_Problem requirements_:
Take each line containing the word "with" and copy it.

_Records shown_:
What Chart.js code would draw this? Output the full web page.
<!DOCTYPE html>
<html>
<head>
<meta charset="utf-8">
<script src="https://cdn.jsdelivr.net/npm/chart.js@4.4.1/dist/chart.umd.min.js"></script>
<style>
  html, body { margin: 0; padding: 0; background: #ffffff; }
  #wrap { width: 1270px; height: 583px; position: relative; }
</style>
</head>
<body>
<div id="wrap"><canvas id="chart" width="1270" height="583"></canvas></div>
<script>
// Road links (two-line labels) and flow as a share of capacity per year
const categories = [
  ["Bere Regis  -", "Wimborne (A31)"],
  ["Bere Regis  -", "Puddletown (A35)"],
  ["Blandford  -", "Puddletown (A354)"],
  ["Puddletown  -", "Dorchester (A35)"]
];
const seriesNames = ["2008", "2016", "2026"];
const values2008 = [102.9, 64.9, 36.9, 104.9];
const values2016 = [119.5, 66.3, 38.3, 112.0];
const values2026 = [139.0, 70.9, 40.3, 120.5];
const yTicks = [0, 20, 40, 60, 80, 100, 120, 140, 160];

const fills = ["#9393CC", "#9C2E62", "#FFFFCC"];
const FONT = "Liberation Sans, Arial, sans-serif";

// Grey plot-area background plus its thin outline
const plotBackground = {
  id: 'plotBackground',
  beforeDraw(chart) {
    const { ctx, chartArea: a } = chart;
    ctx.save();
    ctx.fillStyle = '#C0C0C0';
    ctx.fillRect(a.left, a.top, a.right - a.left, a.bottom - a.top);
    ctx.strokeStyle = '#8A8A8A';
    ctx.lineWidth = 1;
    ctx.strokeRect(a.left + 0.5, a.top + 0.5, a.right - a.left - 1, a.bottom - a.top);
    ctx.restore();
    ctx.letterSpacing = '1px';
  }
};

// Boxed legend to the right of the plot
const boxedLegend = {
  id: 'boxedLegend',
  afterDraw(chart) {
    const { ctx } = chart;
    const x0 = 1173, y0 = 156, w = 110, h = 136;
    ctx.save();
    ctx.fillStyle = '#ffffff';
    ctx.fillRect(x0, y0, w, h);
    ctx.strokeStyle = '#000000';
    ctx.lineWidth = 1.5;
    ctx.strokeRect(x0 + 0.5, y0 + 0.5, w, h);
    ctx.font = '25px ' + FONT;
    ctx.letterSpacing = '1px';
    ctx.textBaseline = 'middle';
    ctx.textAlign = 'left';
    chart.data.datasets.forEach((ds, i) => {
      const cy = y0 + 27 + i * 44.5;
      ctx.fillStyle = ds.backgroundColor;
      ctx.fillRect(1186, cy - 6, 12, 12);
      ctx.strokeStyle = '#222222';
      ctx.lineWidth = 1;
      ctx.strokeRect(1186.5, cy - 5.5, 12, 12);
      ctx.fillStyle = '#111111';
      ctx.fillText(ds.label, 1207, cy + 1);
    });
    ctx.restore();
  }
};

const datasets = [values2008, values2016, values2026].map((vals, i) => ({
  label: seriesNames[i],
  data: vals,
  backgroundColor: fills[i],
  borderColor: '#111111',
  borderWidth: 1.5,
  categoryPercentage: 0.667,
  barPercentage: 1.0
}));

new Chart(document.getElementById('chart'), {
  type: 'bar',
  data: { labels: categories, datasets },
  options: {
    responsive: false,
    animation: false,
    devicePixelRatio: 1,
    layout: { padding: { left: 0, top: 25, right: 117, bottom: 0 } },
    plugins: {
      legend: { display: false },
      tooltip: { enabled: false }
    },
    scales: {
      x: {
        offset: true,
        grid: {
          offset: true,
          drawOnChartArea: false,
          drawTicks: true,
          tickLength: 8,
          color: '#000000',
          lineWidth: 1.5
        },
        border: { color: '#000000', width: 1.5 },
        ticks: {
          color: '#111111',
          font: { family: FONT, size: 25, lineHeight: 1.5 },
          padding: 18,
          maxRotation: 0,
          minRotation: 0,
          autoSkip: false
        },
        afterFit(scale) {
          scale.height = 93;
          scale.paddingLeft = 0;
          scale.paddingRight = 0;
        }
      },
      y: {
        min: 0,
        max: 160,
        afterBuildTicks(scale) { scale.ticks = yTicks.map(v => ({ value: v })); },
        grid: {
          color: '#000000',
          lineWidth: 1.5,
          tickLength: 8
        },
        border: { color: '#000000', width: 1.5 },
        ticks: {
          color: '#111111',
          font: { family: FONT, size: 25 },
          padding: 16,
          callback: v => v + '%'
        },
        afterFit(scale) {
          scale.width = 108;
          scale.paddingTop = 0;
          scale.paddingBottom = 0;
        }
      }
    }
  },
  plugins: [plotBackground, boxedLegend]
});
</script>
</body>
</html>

* * *

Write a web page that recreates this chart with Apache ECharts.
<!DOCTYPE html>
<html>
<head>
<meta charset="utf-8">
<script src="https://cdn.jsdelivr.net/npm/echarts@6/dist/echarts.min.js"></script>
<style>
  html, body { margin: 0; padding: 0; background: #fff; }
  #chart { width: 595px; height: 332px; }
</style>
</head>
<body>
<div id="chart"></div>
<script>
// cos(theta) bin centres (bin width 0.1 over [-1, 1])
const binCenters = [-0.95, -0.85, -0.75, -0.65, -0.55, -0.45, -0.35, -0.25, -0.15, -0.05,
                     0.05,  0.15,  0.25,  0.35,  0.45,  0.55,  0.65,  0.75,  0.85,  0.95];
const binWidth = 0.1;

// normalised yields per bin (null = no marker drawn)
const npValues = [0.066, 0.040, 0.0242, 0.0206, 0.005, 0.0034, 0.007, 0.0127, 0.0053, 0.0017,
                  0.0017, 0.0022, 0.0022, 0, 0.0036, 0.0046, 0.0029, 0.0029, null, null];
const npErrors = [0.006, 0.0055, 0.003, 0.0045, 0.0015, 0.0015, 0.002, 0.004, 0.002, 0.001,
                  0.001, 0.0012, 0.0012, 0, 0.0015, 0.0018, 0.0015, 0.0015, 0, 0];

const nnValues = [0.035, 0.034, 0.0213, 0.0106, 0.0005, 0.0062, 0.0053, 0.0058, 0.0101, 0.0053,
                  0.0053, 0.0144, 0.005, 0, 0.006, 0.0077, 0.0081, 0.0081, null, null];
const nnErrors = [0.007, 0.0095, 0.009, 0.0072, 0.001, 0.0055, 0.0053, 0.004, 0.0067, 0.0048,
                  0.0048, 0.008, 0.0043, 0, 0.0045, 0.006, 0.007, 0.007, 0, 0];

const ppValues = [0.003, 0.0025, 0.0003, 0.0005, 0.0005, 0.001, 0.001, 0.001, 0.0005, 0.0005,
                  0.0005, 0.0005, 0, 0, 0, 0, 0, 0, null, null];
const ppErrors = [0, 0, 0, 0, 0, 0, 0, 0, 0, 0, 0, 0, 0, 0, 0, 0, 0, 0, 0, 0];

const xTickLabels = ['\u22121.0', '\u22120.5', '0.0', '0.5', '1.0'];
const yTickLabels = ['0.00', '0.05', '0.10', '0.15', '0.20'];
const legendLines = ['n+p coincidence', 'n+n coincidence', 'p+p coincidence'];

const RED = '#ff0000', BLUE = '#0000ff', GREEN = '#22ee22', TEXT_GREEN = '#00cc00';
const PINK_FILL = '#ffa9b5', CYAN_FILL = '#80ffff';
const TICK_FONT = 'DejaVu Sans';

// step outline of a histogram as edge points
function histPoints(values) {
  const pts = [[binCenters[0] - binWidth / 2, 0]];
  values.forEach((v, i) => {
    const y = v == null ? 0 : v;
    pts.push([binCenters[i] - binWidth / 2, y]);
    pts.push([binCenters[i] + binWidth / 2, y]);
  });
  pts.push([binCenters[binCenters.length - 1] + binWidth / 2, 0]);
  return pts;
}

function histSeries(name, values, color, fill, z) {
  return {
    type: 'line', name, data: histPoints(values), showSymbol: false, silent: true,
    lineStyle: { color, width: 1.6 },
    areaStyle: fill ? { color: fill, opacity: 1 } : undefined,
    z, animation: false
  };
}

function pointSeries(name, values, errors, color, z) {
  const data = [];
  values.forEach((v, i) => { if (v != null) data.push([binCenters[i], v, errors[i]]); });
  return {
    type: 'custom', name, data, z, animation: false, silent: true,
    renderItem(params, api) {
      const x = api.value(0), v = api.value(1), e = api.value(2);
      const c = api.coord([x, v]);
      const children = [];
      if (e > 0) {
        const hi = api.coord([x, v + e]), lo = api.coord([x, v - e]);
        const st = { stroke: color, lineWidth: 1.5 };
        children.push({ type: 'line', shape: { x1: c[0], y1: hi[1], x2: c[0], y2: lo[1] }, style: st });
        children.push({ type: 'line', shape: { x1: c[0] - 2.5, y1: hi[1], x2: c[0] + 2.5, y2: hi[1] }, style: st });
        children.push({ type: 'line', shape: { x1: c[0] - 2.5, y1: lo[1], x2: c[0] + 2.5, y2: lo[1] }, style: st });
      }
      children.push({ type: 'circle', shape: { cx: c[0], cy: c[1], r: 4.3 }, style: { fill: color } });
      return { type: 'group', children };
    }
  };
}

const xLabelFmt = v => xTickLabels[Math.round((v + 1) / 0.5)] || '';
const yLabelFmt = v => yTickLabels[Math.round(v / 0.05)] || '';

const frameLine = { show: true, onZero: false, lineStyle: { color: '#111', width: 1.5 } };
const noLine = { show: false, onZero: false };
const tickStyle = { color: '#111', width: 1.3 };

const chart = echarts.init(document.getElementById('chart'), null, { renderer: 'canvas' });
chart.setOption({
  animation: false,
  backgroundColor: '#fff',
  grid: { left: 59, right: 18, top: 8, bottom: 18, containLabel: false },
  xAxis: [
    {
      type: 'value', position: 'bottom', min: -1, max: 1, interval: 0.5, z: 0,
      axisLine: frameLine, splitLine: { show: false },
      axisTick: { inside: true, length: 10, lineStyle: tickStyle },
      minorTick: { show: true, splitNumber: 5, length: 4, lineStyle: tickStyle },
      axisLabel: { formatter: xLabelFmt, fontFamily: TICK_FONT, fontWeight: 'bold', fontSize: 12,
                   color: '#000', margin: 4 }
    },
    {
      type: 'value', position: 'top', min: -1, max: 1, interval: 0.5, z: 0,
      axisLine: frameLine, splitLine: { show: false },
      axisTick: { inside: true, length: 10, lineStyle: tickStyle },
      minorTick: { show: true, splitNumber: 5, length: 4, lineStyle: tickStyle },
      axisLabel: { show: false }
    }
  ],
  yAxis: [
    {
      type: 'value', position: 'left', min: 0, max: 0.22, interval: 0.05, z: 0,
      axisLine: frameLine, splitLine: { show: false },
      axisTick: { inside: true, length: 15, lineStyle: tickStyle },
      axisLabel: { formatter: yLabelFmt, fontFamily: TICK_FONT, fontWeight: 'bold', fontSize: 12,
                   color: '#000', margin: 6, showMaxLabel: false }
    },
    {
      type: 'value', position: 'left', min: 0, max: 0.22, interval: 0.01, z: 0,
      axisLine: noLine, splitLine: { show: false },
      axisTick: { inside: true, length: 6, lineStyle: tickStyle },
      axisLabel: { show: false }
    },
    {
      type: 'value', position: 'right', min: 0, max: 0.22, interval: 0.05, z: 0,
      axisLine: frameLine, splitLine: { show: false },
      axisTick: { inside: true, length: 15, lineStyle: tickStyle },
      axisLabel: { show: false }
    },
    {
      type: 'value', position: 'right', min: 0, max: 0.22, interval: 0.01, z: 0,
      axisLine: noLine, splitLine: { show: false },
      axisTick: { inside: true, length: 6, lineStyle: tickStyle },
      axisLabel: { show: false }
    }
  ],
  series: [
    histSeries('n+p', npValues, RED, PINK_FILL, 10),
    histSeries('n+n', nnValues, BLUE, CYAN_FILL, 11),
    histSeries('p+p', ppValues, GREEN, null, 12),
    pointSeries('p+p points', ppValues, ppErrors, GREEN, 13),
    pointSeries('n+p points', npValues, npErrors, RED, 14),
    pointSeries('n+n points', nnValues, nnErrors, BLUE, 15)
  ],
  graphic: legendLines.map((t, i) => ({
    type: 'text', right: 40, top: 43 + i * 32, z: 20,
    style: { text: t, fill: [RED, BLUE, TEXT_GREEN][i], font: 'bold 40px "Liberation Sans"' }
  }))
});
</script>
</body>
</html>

---

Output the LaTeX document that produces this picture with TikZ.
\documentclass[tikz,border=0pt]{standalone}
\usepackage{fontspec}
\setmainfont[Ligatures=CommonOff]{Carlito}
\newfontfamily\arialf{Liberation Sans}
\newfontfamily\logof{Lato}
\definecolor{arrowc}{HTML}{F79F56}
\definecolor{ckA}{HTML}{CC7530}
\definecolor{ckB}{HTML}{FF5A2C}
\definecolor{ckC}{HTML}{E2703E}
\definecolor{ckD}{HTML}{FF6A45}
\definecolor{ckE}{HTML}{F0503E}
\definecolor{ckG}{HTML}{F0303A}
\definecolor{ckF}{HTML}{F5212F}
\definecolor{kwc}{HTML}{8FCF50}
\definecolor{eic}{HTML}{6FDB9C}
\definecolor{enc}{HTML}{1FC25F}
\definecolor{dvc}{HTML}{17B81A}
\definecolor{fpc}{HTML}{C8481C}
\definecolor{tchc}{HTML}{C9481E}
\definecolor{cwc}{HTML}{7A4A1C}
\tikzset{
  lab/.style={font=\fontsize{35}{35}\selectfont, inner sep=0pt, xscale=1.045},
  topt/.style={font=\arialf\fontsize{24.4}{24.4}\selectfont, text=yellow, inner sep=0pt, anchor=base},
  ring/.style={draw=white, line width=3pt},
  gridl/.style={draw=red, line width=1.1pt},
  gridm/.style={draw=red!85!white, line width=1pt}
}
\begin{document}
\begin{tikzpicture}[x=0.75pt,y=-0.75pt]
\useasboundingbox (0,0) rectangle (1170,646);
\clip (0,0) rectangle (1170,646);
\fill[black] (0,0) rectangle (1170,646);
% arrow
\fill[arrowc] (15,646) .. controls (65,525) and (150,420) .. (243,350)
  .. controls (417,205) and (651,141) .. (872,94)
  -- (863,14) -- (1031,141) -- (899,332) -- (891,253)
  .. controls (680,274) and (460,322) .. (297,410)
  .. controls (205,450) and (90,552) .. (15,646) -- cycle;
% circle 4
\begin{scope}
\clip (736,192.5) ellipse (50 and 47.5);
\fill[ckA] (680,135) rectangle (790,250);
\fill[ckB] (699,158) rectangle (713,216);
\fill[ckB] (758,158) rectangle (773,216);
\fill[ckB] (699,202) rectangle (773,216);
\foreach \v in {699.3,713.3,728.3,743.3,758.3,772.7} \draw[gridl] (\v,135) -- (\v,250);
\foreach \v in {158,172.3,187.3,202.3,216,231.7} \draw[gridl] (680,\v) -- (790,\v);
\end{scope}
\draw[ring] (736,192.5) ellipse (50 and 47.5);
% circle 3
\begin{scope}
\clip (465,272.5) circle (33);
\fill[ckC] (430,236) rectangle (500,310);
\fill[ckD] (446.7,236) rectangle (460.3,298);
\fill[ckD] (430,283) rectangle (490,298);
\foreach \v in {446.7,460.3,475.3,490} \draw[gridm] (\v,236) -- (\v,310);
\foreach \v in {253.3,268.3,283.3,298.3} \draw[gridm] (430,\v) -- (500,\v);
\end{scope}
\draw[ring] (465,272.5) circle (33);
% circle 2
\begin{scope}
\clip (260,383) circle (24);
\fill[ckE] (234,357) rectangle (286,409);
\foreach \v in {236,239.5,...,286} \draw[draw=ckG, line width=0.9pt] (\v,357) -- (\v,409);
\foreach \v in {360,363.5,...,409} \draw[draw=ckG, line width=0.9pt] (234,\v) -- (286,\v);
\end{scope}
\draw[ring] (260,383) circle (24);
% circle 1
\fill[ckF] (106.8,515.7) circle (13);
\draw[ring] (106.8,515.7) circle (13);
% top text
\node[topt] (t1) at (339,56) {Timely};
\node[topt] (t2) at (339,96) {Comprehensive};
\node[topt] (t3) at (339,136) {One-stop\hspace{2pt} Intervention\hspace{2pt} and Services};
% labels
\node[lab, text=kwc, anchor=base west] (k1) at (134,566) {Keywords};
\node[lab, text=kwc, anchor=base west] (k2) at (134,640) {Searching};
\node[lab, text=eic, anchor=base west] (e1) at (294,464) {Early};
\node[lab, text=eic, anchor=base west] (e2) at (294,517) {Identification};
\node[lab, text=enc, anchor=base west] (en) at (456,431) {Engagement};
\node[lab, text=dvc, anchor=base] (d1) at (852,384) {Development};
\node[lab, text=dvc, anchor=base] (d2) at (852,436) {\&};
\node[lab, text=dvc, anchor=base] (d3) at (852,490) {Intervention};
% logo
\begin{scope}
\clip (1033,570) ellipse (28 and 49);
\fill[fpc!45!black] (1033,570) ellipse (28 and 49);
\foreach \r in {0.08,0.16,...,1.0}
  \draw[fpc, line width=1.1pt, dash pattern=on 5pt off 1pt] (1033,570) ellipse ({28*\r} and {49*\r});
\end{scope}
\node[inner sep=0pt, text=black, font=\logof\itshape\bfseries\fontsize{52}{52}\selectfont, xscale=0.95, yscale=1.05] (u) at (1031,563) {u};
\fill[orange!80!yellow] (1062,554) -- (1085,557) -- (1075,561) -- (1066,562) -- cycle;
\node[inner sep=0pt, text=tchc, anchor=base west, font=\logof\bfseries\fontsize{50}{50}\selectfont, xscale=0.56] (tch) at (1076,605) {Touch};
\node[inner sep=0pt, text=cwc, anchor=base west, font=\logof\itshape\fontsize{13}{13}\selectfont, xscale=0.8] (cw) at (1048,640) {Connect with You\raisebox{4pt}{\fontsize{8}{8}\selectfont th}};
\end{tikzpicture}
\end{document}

_Written answer_:
Write a web page that recreates this chart with Apache ECharts.
Output the LaTeX document that produces this picture with TikZ.
\node[inner sep=0pt, text=cwc, anchor=base west, font=\logof\itshape\fontsize{13}{13}\selectfont, xscale=0.8] (cw) at (1048,640) {Connect with You\raisebox{4pt}{\fontsize{8}{8}\selectfont th}};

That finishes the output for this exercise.